▸ Work instructions: Copy each line of the data below exactly, leaving out pictures.
§ §
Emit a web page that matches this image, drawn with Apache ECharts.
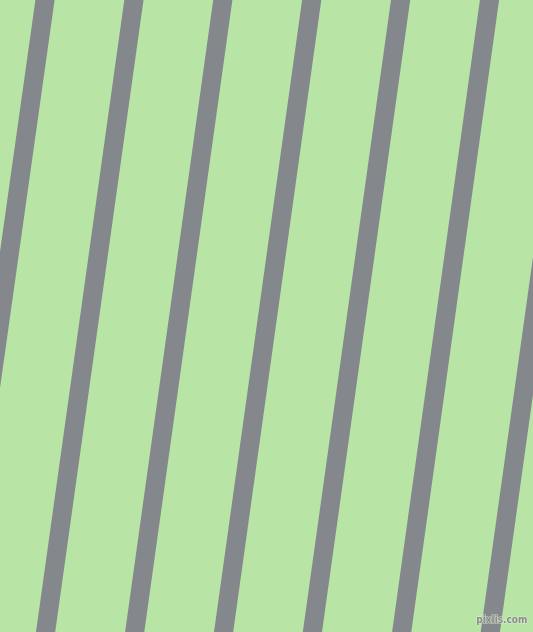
<!DOCTYPE html>
<html>
<head>
<meta charset="utf-8">
<style>
html,body{margin:0;padding:0;background:#b8e4a6;}
#chart{width:533px;height:632px;}
</style>
<script src="https://cdn.jsdelivr.net/npm/echarts@6/dist/echarts.min.js"></script>
</head>
<body>
<div id="chart"></div>
<script>
// Stripe centre x positions read at the top edge (y = 0) and bottom edge (y = 632)
var stripeTopX = [-43.9, 45.0, 133.9, 222.8, 311.7, 400.6, 489.5, 578.4];
var stripeBottomX = [-132.8, -43.9, 45.6, 134.7, 223.6, 312.4, 401.7, 490.3];
var imageHeight = 632;
var imageWidth = 533;

var chart = echarts.init(document.getElementById('chart'), null, {renderer: 'canvas'});
var ext = 40;
var series = stripeTopX.map(function (tx, i) {
  var bx = stripeBottomX[i];
  var slope = (bx - tx) / imageHeight;
  return {
    type: 'line',
    silent: true,
    symbol: 'none',
    clip: true,
    animation: false,
    lineStyle: {color: '#84878b', width: 19, cap: 'butt'},
    data: [[tx - slope * ext, -ext], [bx + slope * ext, imageHeight + ext]]
  };
});

chart.setOption({
  backgroundColor: '#b8e4a6',
  animation: false,
  grid: {left: 0, right: 0, top: 0, bottom: 0},
  xAxis: {type: 'value', min: 0, max: imageWidth, show: false},
  yAxis: {type: 'value', min: 0, max: imageHeight, inverse: true, show: false},
  graphic: [{
    type: 'text',
    right: 5,
    bottom: 6,
    z: 100,
    style: {
      text: 'pixlis.com',
      font: 'bold 10px "DejaVu Sans Condensed", "DejaVu Sans", sans-serif',
      fill: '#8a8e8a',
      stroke: 'rgba(225,235,220,0.8)',
      lineWidth: 1.2
    }
  }],
  series: series
});
</script>
</body>
</html>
§ §
▸ Exercise response:
Emit a web page that matches this image, drawn with Apache ECharts.
<!DOCTYPE html>
<html>
<head>
<meta charset="utf-8">
<style>
html,body{margin:0;padding:0;background:#b8e4a6;}
#chart{width:533px;height:632px;}
</style>
<script src="https://cdn.jsdelivr.net/npm/echarts@6/dist/echarts.min.js"></script>
</head>
<body>
<div id="chart"></div>
<script>
// Stripe centre x positions read at the top edge (y = 0) and bottom edge (y = 632)
var stripeTopX = [-43.9, 45.0, 133.9, 222.8, 311.7, 400.6, 489.5, 578.4];
var stripeBottomX = [-132.8, -43.9, 45.6, 134.7, 223.6, 312.4, 401.7, 490.3];
var imageHeight = 632;
var imageWidth = 533;

var chart = echarts.init(document.getElementById('chart'), null, {renderer: 'canvas'});
var ext = 40;
var series = stripeTopX.map(function (tx, i) {
  var bx = stripeBottomX[i];
  var slope = (bx - tx) / imageHeight;
  return {
    type: 'line',
    silent: true,
    symbol: 'none',
    clip: true,
    animation: false,
    lineStyle: {color: '#84878b', width: 19, cap: 'butt'},
    data: [[tx - slope * ext, -ext], [bx + slope * ext, imageHeight + ext]]
  };
});

chart.setOption({
  backgroundColor: '#b8e4a6',
  animation: false,
  grid: {left: 0, right: 0, top: 0, bottom: 0},
  xAxis: {type: 'value', min: 0, max: imageWidth, show: false},
  yAxis: {type: 'value', min: 0, max: imageHeight, inverse: true, show: false},
  graphic: [{
    type: 'text',
    right: 5,
    bottom: 6,
    z: 100,
    style: {
      text: 'pixlis.com',
      font: 'bold 10px "DejaVu Sans Condensed", "DejaVu Sans", sans-serif',
      fill: '#8a8e8a',
      stroke: 'rgba(225,235,220,0.8)',
      lineWidth: 1.2
    }
  }],
  series: series
});
</script>
</body>
</html>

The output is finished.